## TASK
Print only the lines from the top of the data through the line with "import numpy as np", both included, skipping every picture.

********

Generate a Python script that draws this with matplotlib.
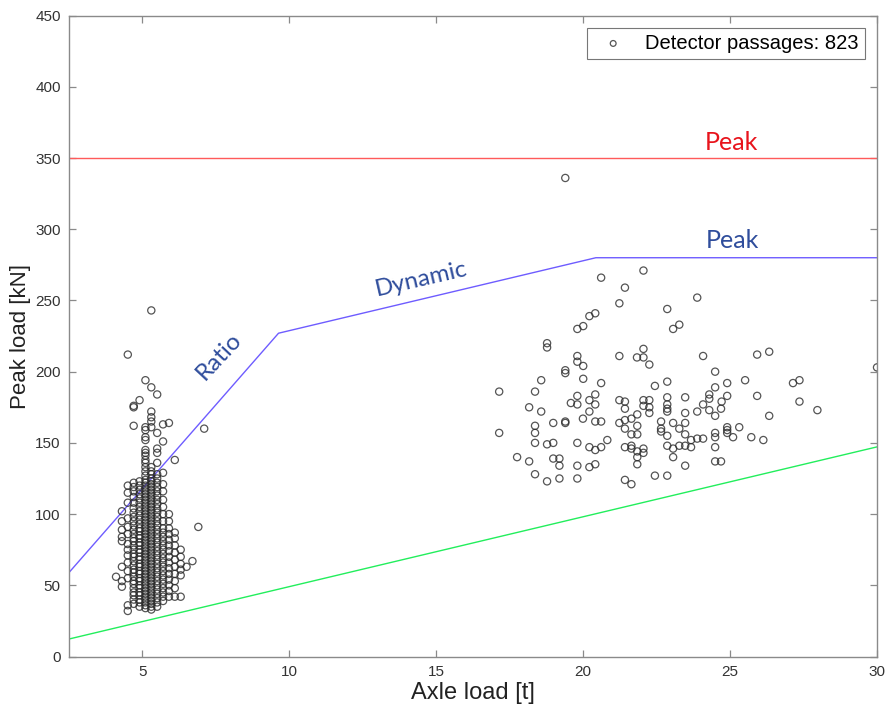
import matplotlib
matplotlib.use("Agg")
import matplotlib.pyplot as plt
import numpy as np

# ---- measured passages: light axles (left group), columns of axle load [t] ----
light_cols = [4.1, 4.3, 4.5, 4.7, 4.9, 5.1, 5.3, 5.5, 5.7, 5.9, 6.1, 6.3, 6.5, 6.7, 6.9, 7.1]
light_loads = [
    [56],
    [102, 95, 89, 84, 81, 63, 53, 49],
    [212, 120, 115, 108, 97, 91, 86, 79, 75, 71, 66, 60, 55, 36, 32],
    [37, 40, 43, 45, 48, 51, 53, 56, 59, 61, 64, 67, 70, 72, 75, 78, 81, 83, 86, 89,
     92, 95, 98, 101, 104, 108, 112, 116, 119, 122, 162, 175, 176],
    [35, 38, 40, 43, 45, 48, 50, 53, 55, 58, 60, 63, 65, 68, 70, 73, 75, 78, 80, 83,
     85, 88, 90, 93, 96, 99, 102, 105, 108, 111, 114, 117, 120, 123, 180],
    [34, 36, 38, 40, 42, 44, 46, 48, 50, 52, 54, 56, 58, 60, 62, 64, 66, 68, 70, 72,
     74, 76, 78, 80, 82, 84, 86, 88, 90, 92, 94, 96, 98, 100, 102, 104, 106, 108, 110,
     112, 114, 116, 118, 120, 122, 124, 127, 130, 133, 136, 138, 141, 143, 145, 152,
     154, 159, 161, 194],
    [33, 35, 37, 39, 41, 43, 45, 47, 49, 51, 53, 55, 57, 59, 61, 63, 65, 67, 69, 71,
     73, 75, 77, 79, 81, 83, 85, 87, 89, 91, 93, 95, 97, 99, 101, 103, 105, 107, 109,
     111, 113, 115, 117, 119, 121, 123, 125, 128, 130, 133, 161, 165, 168, 172, 189, 243],
    [35, 38, 41, 44, 47, 50, 53, 56, 59, 62, 65, 68, 71, 74, 77, 80, 83, 86, 89, 92,
     95, 98, 101, 104, 107, 110, 113, 116, 119, 122, 125, 128, 136, 143, 146, 157, 184],
    [39, 42, 45, 48, 51, 54, 57, 60, 63, 66, 69, 72, 75, 78, 81, 84, 87, 90, 95, 100,
     105, 110, 116, 121, 129, 151, 163],
    [42, 46, 50, 54, 58, 62, 66, 70, 74, 78, 82, 86, 90, 95, 100, 164],
    [42, 48, 53, 58, 63, 68, 73, 78, 83, 87, 138],
    [42, 57, 61, 65, 70, 75],
    [63],
    [67],
    [91],
    [160],
]

# ---- measured passages: heavy axles (right group) ----
heavy_axle = [
    19.39, 22.05, 20.61, 21.42, 21.23, 22.86, 20.41, 20.21, 20.00, 19.80, 23.06, 23.27,
    18.77, 18.77, 22.05, 19.80, 19.80, 21.23, 21.83, 22.05, 22.25, 20.00, 19.39, 19.39,
    20.00, 18.57, 20.61, 22.86, 22.44, 17.14, 18.36, 20.41, 19.80, 18.16, 18.57, 19.58,
    19.80, 20.21, 20.41, 20.21, 21.23, 21.42, 21.42, 22.05, 22.25, 22.05, 22.25, 22.25,
    22.86, 22.86, 22.86, 22.86, 19.99, 19.39, 19.39, 18.98, 20.41, 20.61, 18.36, 18.36,
    18.36, 17.14, 21.23, 21.42, 21.64, 21.84, 21.42, 21.64, 21.84, 21.84, 22.65, 22.65,
    22.65, 23.06, 22.86, 23.27, 20.82, 20.61, 20.41, 20.21, 19.80, 18.77, 18.98, 17.75,
    18.16, 18.98, 19.19, 19.19, 18.36, 18.77, 19.19, 19.80, 19.80, 20.21, 20.41, 21.42,
    21.64, 21.64, 21.84, 22.05, 22.05, 21.84, 21.84, 21.42, 21.64, 22.44, 22.86, 22.86,
    23.06, 23.06, 23.27,
    23.88, 24.08, 25.92, 26.33, 24.49, 24.90, 25.51, 27.14, 27.36, 24.49, 24.29, 24.29,
    24.90, 25.92, 23.47, 24.08, 24.71, 27.36, 27.97, 23.88, 24.29, 24.69, 24.49, 26.33,
    23.47, 23.47, 23.47, 23.67, 23.88, 24.08, 24.49, 24.49, 24.49, 24.90, 24.90, 24.90,
    25.10, 25.31, 25.72, 26.13, 23.47, 23.67, 23.47, 24.49, 24.69, 30.00,
]
heavy_peak = [
    336, 271, 266, 259, 248, 244, 241, 239, 232, 230, 230, 233,
    220, 217, 216, 211, 207, 211, 210, 210, 205, 204, 201, 199,
    195, 194, 192, 193, 190, 186, 186, 184, 183, 175, 172, 178,
    177, 180, 177, 172, 180, 179, 174, 180, 180, 176, 175, 171,
    182, 177, 174, 172, 167, 165, 164, 164, 165, 165, 162, 157,
    150, 157, 164, 166, 167, 170, 160, 156, 156, 162, 165, 160,
    158, 164, 155, 160, 152, 147, 145, 147, 150, 149, 150, 140,
    137, 139, 139, 134, 128, 123, 125, 134, 125, 133, 135, 147,
    148, 146, 144, 146, 143, 140, 135, 124, 121, 127, 127, 148,
    146, 140, 148,
    252, 211, 212, 214, 200, 192, 194, 192, 194, 189, 184, 181,
    183, 183, 182, 177, 179, 179, 173, 172, 173, 174, 169, 169,
    171, 164, 156, 152, 153, 153, 157, 154, 147, 161, 159, 157,
    154, 161, 154, 152, 148, 147, 134, 137, 137, 203,
]

n_passages = 823

# ---- limit curves ----
peak_limit = 350                     # kN, absolute peak
dyn_x = [2.5, 9.63, 20.43, 30.0]     # t
dyn_y = [59.0, 227.0, 280.0, 280.0]  # kN, ratio -> dynamic -> peak
low_x = [2.5, 30.0]
low_y = [12.3, 147.2]

xs = np.concatenate([np.full(len(v), c) for c, v in zip(light_cols, light_loads)]
                    + [np.array(heavy_axle)])
ys = np.concatenate([np.array(v, dtype=float) for v in light_loads]
                    + [np.array(heavy_peak, dtype=float)])

fig = plt.figure(figsize=(8.85, 7.09), dpi=100)
ax = fig.add_axes([0.078, 0.074, 0.913, 0.904])

ax.scatter(xs, ys, s=27, facecolors="none", edgecolors="#2a2a2a",
           linewidths=0.9, alpha=0.8, zorder=3,
           label=f"Detector passages: {n_passages}")

ax.axhline(peak_limit, color="#ff5a5a", lw=1.0, zorder=2)
ax.plot(dyn_x, dyn_y, color="#6e5cff", lw=1.0, zorder=2)
ax.plot(low_x, low_y, color="#22ee5c", lw=1.0, zorder=2)

lab_font = "Lato"
ax.text(25.05, 361, "Peak", color="#e8141c", fontsize=18, family=lab_font,
        ha="center", va="center")
ax.text(25.07, 292, "Peak", color="#2f4d9c", fontsize=18, family=lab_font,
        ha="center", va="center")
ax.text(14.5, 265, "Dynamic", color="#2f4d9c", fontsize=17.5, family=lab_font,
        ha="center", va="center", rotation=13)
ax.text(7.6, 211, "Ratio", color="#2f4d9c", fontsize=17.5, family=lab_font,
        ha="center", va="center", rotation=47)

ax.set_xlim(2.5, 30)
ax.set_ylim(0, 450)
ax.set_xticks([5, 10, 15, 20, 25, 30])
ax.set_yticks(np.arange(0, 451, 50))

tick_font = "Liberation Sans"
for lbl in ax.get_xticklabels() + ax.get_yticklabels():
    lbl.set_family(tick_font)
ax.tick_params(direction="in", length=5, width=0.9, color="#8a8a8a",
               labelsize=11, labelcolor="#333333", top=True, right=True, pad=6)
for sp in ax.spines.values():
    sp.set_color("#8a8a8a")
    sp.set_linewidth(1.0)

ax.set_xlabel("Axle load [t]", fontsize=17, family=tick_font, color="#222222",
              labelpad=2)
ax.set_ylabel("Peak load [kN]", fontsize=16, family=tick_font, color="#222222",
              labelpad=3)

leg = ax.legend(loc="upper right", fancybox=False, frameon=True,
                prop={"family": tick_font, "size": 14.5},
                handletextpad=0.6, borderpad=0.3, borderaxespad=0.6,
                markerscale=0.8)
leg.get_frame().set_edgecolor("#555555")
leg.get_frame().set_linewidth(0.8)

fig.savefig("out.png", dpi=100)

********

## EXERCISE RESPONSE
Generate a Python script that draws this with matplotlib.
import matplotlib
matplotlib.use("Agg")
import matplotlib.pyplot as plt
import numpy as np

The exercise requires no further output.